D&D 5E is pretty fiction oriented. It’s true. 4E was super crunchy. Old School Renaissance games are a little stricter with some of the numbers. As much as the OP is trying to push people into other games, maybe they should look into some older versions of the rules. They’re all great.
Last, enjoying my $5.00 cup of coffee.
I think I still have my 20-something year old iPod around somewhere. It still works. So does my red box set Basic D&D. However, I also have all these shiny 5E books on my shelf that may work better for some play experiences. We should be thanking all of those trendy things such as Critical Role for making D&D popular. I hope thousands more jump on the D&D bandwagon after seeing Honor Among Thieves. I truly want to see 5E be successful with onboarding new players. We should be super grateful we have all of these trends brining people into the hobby. I hope some of them stick around and try other games like the ones mentioned above. (*See, Matt Mercer- I have lots of love for you.)
I’ve been kicked out of public spaces for running D&D in the past. I couldn’t even photocopy character sheets in certain places in my hometown. (Back before everyone had a printer and PDFs.) I saw a kid get beat up for mentioning D&D in school once. Now such a thing would be unthinkable.
Watching others turn people away from the game makes me feel very sad. Please, think about all of those times when kids were picked on, harassed by churches, kept out of free public spaces, or just treated differently all because they embraced the hobby. I’m begging the OP to please think about what the world would look like without D&D.

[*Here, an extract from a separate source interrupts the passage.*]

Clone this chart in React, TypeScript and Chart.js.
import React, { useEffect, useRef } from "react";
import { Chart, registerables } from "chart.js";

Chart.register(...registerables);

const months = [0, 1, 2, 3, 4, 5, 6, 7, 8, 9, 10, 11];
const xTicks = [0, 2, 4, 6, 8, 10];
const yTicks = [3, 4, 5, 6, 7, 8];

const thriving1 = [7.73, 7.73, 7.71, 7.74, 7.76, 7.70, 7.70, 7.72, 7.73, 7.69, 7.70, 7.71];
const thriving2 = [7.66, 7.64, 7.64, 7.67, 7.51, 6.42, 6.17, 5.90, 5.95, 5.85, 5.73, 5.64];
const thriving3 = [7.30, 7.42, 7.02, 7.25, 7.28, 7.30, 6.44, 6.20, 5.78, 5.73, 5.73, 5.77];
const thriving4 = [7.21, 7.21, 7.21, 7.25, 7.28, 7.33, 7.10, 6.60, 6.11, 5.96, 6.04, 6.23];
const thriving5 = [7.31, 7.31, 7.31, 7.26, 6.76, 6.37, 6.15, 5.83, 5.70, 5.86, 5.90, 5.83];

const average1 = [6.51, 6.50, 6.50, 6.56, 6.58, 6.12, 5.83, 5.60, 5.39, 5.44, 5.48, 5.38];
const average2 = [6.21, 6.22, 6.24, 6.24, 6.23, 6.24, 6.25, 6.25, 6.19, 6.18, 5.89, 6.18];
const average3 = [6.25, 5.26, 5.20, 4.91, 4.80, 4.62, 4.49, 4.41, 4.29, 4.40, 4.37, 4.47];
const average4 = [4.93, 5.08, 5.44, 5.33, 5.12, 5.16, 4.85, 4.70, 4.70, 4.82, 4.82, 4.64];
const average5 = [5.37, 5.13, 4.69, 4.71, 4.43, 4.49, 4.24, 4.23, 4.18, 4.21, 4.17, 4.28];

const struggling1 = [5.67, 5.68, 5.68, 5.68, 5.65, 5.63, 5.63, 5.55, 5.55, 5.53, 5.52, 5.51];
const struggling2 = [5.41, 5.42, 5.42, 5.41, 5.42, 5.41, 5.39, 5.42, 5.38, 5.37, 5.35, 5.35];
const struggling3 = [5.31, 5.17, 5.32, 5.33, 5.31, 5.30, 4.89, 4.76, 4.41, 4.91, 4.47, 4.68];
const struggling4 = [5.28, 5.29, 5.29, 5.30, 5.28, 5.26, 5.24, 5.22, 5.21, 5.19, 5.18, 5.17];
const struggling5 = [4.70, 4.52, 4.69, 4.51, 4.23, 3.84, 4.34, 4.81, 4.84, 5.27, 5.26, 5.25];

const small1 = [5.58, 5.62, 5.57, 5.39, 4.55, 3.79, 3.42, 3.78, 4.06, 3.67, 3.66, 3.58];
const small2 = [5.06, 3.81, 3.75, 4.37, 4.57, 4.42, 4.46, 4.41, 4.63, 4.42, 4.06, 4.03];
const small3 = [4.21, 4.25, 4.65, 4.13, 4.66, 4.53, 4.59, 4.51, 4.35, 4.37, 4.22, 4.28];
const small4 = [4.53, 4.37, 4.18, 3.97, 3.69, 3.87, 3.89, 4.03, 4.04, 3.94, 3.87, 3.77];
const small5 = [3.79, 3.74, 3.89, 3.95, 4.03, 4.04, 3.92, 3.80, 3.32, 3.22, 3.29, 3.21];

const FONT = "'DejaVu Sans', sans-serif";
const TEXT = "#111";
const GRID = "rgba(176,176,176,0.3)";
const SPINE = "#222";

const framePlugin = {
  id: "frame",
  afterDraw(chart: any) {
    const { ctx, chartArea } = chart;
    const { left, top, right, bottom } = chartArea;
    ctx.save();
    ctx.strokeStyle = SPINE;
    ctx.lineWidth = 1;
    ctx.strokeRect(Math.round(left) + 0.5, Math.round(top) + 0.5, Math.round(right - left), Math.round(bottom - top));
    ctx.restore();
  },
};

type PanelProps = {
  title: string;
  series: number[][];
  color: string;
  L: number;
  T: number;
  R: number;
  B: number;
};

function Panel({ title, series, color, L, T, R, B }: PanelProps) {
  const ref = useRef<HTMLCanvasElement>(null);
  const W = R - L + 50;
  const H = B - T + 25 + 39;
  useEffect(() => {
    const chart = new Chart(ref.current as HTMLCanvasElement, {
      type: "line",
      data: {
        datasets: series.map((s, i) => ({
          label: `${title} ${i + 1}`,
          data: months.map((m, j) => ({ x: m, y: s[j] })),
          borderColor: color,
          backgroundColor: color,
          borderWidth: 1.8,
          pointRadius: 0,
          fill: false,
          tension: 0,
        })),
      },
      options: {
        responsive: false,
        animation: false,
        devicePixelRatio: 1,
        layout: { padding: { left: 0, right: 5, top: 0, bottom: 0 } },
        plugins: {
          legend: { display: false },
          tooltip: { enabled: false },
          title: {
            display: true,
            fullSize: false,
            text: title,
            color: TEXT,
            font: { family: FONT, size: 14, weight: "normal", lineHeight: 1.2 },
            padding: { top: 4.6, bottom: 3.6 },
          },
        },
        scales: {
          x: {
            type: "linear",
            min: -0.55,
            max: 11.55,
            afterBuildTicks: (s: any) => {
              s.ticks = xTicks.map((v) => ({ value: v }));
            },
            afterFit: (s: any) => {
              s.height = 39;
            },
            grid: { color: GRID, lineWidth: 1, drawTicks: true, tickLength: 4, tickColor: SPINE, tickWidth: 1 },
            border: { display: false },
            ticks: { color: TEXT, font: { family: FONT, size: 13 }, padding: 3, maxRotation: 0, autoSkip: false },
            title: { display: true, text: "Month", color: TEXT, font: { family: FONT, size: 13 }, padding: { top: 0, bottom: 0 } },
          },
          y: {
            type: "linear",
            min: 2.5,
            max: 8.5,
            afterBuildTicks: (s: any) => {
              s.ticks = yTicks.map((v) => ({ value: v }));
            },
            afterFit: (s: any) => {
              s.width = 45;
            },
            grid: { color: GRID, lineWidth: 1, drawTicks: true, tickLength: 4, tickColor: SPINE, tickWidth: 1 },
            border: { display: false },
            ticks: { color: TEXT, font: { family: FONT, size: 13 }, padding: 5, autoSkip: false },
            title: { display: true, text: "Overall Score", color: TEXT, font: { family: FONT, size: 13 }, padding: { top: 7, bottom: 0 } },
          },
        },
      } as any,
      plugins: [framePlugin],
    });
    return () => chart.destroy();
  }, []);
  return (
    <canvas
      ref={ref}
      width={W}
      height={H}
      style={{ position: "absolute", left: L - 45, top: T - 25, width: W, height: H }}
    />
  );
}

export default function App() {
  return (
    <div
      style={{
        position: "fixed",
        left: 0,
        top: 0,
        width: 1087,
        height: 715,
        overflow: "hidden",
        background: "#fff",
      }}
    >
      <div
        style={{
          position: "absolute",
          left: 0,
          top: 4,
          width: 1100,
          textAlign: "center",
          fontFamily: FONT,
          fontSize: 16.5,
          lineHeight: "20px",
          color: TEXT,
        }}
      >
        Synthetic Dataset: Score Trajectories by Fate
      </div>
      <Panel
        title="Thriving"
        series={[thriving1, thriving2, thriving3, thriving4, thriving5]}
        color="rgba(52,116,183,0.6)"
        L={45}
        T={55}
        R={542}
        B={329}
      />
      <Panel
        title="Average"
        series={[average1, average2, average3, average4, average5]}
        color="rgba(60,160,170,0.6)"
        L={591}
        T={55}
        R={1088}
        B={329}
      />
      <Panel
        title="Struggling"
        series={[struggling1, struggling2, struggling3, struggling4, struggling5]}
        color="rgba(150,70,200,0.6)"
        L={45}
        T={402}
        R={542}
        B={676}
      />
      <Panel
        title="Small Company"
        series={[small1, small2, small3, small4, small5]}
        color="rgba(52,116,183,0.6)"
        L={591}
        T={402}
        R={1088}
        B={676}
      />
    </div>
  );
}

I don’t make a habit of telling other people what to think or what they can or can’t do at their tables and their games. It’s always better to encourage people to learn other ways of doing things and other ways of thinking than it is to chase them off with negativity. Sure, we all jump on trends, but camaraderie and lifelong memories happen after the fad becomes history. Please help people turn the fad of D&D into a hobby that lasts a lifetime. That’s what we should be trying to do, ideally.
If you’ve made it this far, thanks for sticking around. I appreciate you. Keep on gaming in whatever style you prefer, in whatever system suits you and your group. I can do a lot of things and still play D&D, not just because it’s popular.